→ Problem to work on
Could you transcribe the material below exactly, without leaving out a single line?
╭──
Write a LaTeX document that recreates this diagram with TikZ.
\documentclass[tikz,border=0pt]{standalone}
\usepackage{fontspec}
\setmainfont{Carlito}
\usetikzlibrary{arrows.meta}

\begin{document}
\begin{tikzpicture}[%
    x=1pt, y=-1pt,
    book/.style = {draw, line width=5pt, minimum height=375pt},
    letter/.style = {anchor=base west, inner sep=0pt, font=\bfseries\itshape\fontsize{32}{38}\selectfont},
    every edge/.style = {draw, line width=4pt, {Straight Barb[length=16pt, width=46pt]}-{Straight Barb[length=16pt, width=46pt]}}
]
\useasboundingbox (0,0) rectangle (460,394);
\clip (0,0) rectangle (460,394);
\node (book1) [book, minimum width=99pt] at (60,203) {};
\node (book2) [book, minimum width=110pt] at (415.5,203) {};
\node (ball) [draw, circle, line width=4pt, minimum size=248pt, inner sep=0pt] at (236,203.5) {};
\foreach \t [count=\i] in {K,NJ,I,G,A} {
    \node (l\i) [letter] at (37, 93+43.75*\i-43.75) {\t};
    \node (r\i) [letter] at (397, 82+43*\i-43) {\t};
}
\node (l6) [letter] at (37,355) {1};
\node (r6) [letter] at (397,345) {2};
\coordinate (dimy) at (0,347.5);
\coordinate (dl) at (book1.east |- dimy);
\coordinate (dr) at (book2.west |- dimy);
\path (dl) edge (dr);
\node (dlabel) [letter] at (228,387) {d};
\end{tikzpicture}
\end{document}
╰──
→ The answer
Write a LaTeX document that recreates this diagram with TikZ.
\documentclass[tikz,border=0pt]{standalone}
\usepackage{fontspec}
\setmainfont{Carlito}
\usetikzlibrary{arrows.meta}

\begin{document}
\begin{tikzpicture}[%
    x=1pt, y=-1pt,
    book/.style = {draw, line width=5pt, minimum height=375pt},
    letter/.style = {anchor=base west, inner sep=0pt, font=\bfseries\itshape\fontsize{32}{38}\selectfont},
    every edge/.style = {draw, line width=4pt, {Straight Barb[length=16pt, width=46pt]}-{Straight Barb[length=16pt, width=46pt]}}
]
\useasboundingbox (0,0) rectangle (460,394);
\clip (0,0) rectangle (460,394);
\node (book1) [book, minimum width=99pt] at (60,203) {};
\node (book2) [book, minimum width=110pt] at (415.5,203) {};
\node (ball) [draw, circle, line width=4pt, minimum size=248pt, inner sep=0pt] at (236,203.5) {};
\foreach \t [count=\i] in {K,NJ,I,G,A} {
    \node (l\i) [letter] at (37, 93+43.75*\i-43.75) {\t};
    \node (r\i) [letter] at (397, 82+43*\i-43) {\t};
}
\node (l6) [letter] at (37,355) {1};
\node (r6) [letter] at (397,345) {2};
\coordinate (dimy) at (0,347.5);
\coordinate (dl) at (book1.east |- dimy);
\coordinate (dr) at (book2.west |- dimy);
\path (dl) edge (dr);
\node (dlabel) [letter] at (228,387) {d};
\end{tikzpicture}
\end{document}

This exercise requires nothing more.